#### Extracted entries

··········

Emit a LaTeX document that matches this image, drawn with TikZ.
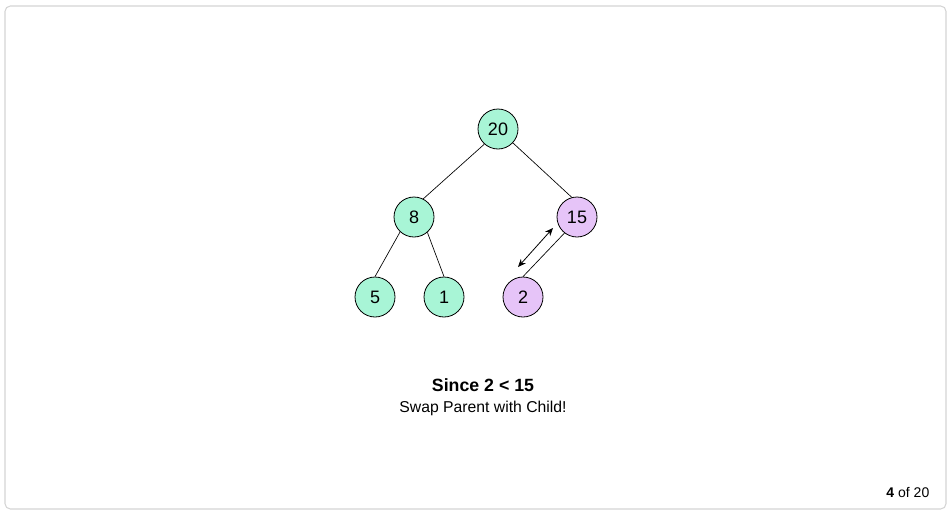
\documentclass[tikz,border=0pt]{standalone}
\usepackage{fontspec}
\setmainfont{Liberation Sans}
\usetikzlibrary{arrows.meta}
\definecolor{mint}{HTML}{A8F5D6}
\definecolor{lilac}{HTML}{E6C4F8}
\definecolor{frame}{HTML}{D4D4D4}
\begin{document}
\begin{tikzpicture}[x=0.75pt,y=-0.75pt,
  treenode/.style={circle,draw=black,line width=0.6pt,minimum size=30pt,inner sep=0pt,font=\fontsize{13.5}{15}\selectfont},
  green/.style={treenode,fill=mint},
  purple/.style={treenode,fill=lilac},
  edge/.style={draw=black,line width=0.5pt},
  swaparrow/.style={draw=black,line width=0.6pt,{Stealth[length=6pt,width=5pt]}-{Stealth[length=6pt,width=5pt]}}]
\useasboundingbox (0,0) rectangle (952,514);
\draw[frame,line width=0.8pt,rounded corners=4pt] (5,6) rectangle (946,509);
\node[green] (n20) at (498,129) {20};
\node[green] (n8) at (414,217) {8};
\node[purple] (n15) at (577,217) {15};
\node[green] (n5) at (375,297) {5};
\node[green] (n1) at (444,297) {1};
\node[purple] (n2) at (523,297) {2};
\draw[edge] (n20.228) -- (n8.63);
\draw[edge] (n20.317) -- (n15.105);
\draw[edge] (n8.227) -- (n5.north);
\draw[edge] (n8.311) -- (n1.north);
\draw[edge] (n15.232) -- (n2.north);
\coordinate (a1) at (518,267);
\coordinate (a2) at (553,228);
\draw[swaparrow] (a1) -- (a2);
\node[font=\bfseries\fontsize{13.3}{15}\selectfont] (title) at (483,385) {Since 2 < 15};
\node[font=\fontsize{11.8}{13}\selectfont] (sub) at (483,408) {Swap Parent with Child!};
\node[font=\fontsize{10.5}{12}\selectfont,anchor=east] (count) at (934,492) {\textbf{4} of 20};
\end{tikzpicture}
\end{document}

··········

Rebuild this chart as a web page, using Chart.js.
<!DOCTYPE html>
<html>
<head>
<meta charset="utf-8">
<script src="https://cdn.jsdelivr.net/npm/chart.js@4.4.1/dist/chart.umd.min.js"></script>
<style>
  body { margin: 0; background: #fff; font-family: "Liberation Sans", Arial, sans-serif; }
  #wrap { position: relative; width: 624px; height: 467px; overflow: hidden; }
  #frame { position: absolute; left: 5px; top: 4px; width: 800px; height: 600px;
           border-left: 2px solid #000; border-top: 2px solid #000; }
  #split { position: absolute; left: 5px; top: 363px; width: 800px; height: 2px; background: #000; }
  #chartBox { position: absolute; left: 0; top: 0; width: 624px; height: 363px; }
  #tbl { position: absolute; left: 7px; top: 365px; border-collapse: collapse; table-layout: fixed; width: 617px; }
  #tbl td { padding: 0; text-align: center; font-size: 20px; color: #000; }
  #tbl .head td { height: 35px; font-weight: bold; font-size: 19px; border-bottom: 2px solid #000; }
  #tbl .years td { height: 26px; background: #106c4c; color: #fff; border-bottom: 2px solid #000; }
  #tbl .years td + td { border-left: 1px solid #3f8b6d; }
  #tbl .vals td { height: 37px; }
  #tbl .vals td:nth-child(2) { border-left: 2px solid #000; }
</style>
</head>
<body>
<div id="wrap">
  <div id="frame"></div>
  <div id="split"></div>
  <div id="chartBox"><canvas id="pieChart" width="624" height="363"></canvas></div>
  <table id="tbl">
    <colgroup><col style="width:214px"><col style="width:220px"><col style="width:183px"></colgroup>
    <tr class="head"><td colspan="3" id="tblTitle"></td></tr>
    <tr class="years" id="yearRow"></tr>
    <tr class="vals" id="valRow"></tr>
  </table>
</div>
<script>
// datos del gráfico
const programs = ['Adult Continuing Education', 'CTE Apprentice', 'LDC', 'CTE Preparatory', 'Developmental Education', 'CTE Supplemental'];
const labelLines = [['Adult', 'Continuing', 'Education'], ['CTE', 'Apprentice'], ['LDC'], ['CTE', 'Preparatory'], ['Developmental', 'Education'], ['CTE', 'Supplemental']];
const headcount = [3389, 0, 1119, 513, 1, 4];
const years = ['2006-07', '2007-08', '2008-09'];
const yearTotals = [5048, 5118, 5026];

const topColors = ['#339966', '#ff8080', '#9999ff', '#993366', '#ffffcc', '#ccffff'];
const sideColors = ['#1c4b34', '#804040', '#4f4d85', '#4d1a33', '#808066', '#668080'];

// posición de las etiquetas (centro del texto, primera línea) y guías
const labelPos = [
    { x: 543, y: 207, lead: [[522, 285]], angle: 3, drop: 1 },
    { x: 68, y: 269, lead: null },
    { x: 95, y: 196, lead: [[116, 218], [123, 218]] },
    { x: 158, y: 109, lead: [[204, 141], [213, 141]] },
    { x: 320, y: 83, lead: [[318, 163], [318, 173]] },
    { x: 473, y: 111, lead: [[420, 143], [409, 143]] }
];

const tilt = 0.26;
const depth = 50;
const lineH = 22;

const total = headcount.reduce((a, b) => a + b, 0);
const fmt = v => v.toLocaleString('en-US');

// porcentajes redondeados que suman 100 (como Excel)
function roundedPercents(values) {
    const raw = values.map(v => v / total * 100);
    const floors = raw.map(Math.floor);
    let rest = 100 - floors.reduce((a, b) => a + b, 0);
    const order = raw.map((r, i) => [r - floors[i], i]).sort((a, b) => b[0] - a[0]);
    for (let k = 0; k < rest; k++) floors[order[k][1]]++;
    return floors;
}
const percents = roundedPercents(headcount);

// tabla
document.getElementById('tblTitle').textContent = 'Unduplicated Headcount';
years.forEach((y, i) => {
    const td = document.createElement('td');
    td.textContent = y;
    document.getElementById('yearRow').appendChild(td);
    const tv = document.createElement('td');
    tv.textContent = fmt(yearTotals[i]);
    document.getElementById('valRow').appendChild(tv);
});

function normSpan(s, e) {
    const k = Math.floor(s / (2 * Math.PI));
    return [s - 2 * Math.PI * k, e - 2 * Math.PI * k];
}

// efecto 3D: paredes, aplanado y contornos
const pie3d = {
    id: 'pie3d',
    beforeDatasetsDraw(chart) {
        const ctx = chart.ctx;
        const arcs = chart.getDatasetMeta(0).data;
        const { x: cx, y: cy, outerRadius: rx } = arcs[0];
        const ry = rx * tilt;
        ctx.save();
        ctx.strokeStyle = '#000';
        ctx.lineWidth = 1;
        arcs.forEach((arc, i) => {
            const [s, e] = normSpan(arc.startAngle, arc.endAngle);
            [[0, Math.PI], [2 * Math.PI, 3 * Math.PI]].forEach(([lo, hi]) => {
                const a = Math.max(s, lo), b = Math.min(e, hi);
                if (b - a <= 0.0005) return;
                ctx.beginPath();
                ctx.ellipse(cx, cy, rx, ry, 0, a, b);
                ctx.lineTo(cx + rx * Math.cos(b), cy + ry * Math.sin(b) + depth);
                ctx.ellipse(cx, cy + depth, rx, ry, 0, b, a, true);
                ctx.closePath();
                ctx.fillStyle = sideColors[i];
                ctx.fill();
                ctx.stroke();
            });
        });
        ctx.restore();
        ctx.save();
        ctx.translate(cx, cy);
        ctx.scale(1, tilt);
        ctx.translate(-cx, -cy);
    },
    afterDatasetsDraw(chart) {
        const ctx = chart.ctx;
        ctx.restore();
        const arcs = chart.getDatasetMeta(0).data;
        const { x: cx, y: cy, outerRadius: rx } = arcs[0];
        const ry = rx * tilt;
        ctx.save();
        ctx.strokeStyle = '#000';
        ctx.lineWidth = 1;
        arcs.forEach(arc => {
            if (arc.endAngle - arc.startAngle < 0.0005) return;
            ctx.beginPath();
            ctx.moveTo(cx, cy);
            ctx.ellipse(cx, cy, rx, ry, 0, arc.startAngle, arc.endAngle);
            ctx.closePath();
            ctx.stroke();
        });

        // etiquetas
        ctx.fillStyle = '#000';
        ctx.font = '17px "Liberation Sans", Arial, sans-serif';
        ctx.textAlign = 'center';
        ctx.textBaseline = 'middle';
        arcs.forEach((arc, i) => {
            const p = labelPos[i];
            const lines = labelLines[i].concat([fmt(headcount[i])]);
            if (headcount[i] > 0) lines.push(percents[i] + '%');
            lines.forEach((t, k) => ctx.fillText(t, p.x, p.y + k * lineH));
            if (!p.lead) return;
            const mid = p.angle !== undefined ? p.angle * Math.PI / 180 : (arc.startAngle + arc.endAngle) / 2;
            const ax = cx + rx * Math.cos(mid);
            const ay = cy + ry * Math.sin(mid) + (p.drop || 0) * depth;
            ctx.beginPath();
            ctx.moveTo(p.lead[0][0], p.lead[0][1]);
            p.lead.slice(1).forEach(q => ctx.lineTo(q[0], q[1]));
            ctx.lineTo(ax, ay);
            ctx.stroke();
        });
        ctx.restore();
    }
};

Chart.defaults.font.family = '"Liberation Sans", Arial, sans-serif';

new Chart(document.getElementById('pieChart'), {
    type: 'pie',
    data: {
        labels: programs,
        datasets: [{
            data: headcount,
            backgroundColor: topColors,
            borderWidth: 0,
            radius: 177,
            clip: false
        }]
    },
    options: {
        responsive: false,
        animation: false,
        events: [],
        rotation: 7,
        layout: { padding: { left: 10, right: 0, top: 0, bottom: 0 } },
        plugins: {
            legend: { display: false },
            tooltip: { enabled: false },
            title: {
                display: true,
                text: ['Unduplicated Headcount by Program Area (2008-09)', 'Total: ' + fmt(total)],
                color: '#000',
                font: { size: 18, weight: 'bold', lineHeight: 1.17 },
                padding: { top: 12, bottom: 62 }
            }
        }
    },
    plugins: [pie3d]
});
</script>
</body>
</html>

··········

The word "with" may appear on some lines. Report how many lines hold it, giving the number alone.

#### Task solution
2